# hot ditch 1-16



## justfishin (Aug 30, 2006)

Fished the ditch area from 4pm-6pm yesterday using cut mullet and caught 12 specks 9"-23" and 3 pups 15"-17". 4 of the specks were over 20". I talked to a guy at the ramp that was trolling around the Gilmerton and said he caught a 34" rockfish ?? Damn thats big for that area but i'm sure it's possible. My biggest is 28" and that was by harbor park.


----------



## jay b (Dec 1, 2002)

I work on the river inbetween those two spots and have caught them up to 39" and that was 8 yrs. ago when I could come in early and fish at work which is no longer allowed .

WTG on the Specks !! I was there too and only managed 3 but my smallest was 23"


----------



## justfishin (Aug 30, 2006)

39" dayyuum ! That sucks you can't fish at work anymore .Why did they make you stop ? There's normally alot of stripers between the highrise and waterside.


----------



## jay b (Dec 1, 2002)

The good old United States of Litigation and potetional law suits keep us from doing a lot of things we used to be able to do.


----------



## Cdog (Mar 18, 2002)

jay b said:


> I work on the river inbetween those two spots and have caught them up to 39" and that was 8 yrs. ago when I could come in early and fish at work which is no longer allowed .
> 
> WTG on the Specks !! I was there too and only managed 3 but my smallest was 23"

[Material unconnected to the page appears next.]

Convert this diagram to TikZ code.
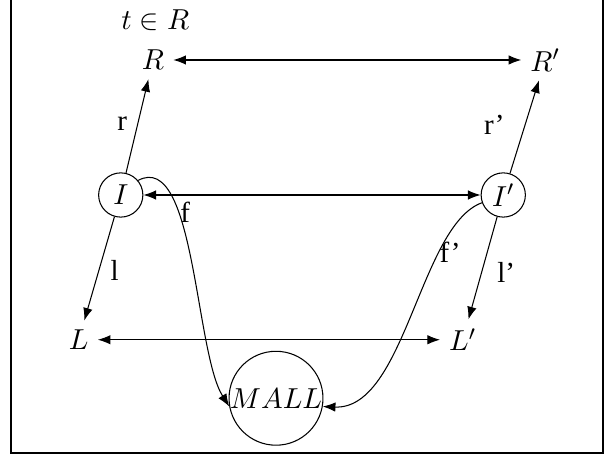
\documentclass[tikz,border=0pt]{standalone}
\usepackage{amsmath, amssymb}
\usepackage{fontspec}
\newfontfamily\labelfont[Ligatures=TeX]{Liberation Serif}
\usepackage{tikz}
\usetikzlibrary{arrows.meta}
\tikzset{
  objnode/.style={inner sep=3.3pt},
  ringnode/.style={draw, circle, inner sep=1pt, minimum size=0.59cm},
  mallnode/.style={draw, circle, inner sep=0pt, minimum size=1.21cm},
  maparrow/.style={->},
  isoarrow/.style={<->},
  maplabel/.style={inner sep=1pt, font=\fontsize{11}{13}\selectfont\labelfont}
}

\begin{document}
\begin{tikzpicture}[>=Latex, every node/.style={font=\fontsize{11}{13}\selectfont}]
  \useasboundingbox (0,0) rectangle (8.12,-6.093);
  % frame (its top edge lies above the page)
  \draw[line width=1pt] (0.147,0.1) -- (0.147,-6.04) -- (8.04,-6.04) -- (8.04,0.1);

  \node[objnode] (title) at (2.07,-0.27) {$t \in R$};
  \node[objnode] (R) at (2.04,-0.8) {$R$};
  \node[objnode] (Rp) at (7.27,-0.8) {$R'$};
  \node[ringnode] (I) at (1.61,-2.6) {$I$};
  \node[ringnode] (Ip) at (6.71,-2.6) {$I'$};
  \node[objnode] (L) at (1.05,-4.53) {$L$};
  \node[objnode] (Lp) at (6.17,-4.53) {$L'$};
  \node[mallnode] (mall) at (3.68,-5.31) {$MALL$};

  \draw[isoarrow] (R) -- (Rp);
  \draw[isoarrow] (I) -- (Ip);
  \draw[isoarrow] (L) -- (Lp);
  \draw[maparrow] (I) -- (R);
  \draw[maparrow] (I) -- (L);
  \draw[maparrow] (Ip) -- (Rp);
  \draw[maparrow] (Ip) -- (Lp);
  \draw[maparrow] (I.40) .. controls (2.6,-2.0) and (2.6,-4.7) .. (mall.190);
  \draw[maparrow] (Ip.200) .. controls (5.6,-3.0) and (5.4,-5.47) .. (mall.350);

  \node[maplabel] (lr) at (1.63,-1.65) {r};
  \node[maplabel] (ll) at (1.53,-3.6) {l};
  \node[maplabel] (lf) at (2.47,-2.83) {f};
  \node[maplabel] (lrp) at (6.59,-1.67) {r'};
  \node[maplabel] (llp) at (6.75,-3.63) {l'};
  \node[maplabel] (lfp) at (6.0,-3.36) {f'};
\end{tikzpicture}
\end{document}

Smallest was 23"? Perty work Jay! Man I need to get some cold weather gear for my yak. I put my yak on the rack in Oct.


----------



## jay b (Dec 1, 2002)

Clay it opens up a whole new world of fishing between the ditch and other places like Kiptopeake, CBBT, HRBT, not to mention ocean fishing for Stripers. You guys even have your own hot ditch on that side of the bay. I do see alot of guys fishing without dry gear on the outside which is crazy, one false move and you're a whole lot more than wet. Whether it's a dry suit or breathable waders and a dry top I can't see going out without it because of the lack of confidence I just couldn't concentrate on fishing, plus it's real nice to be warm.


----------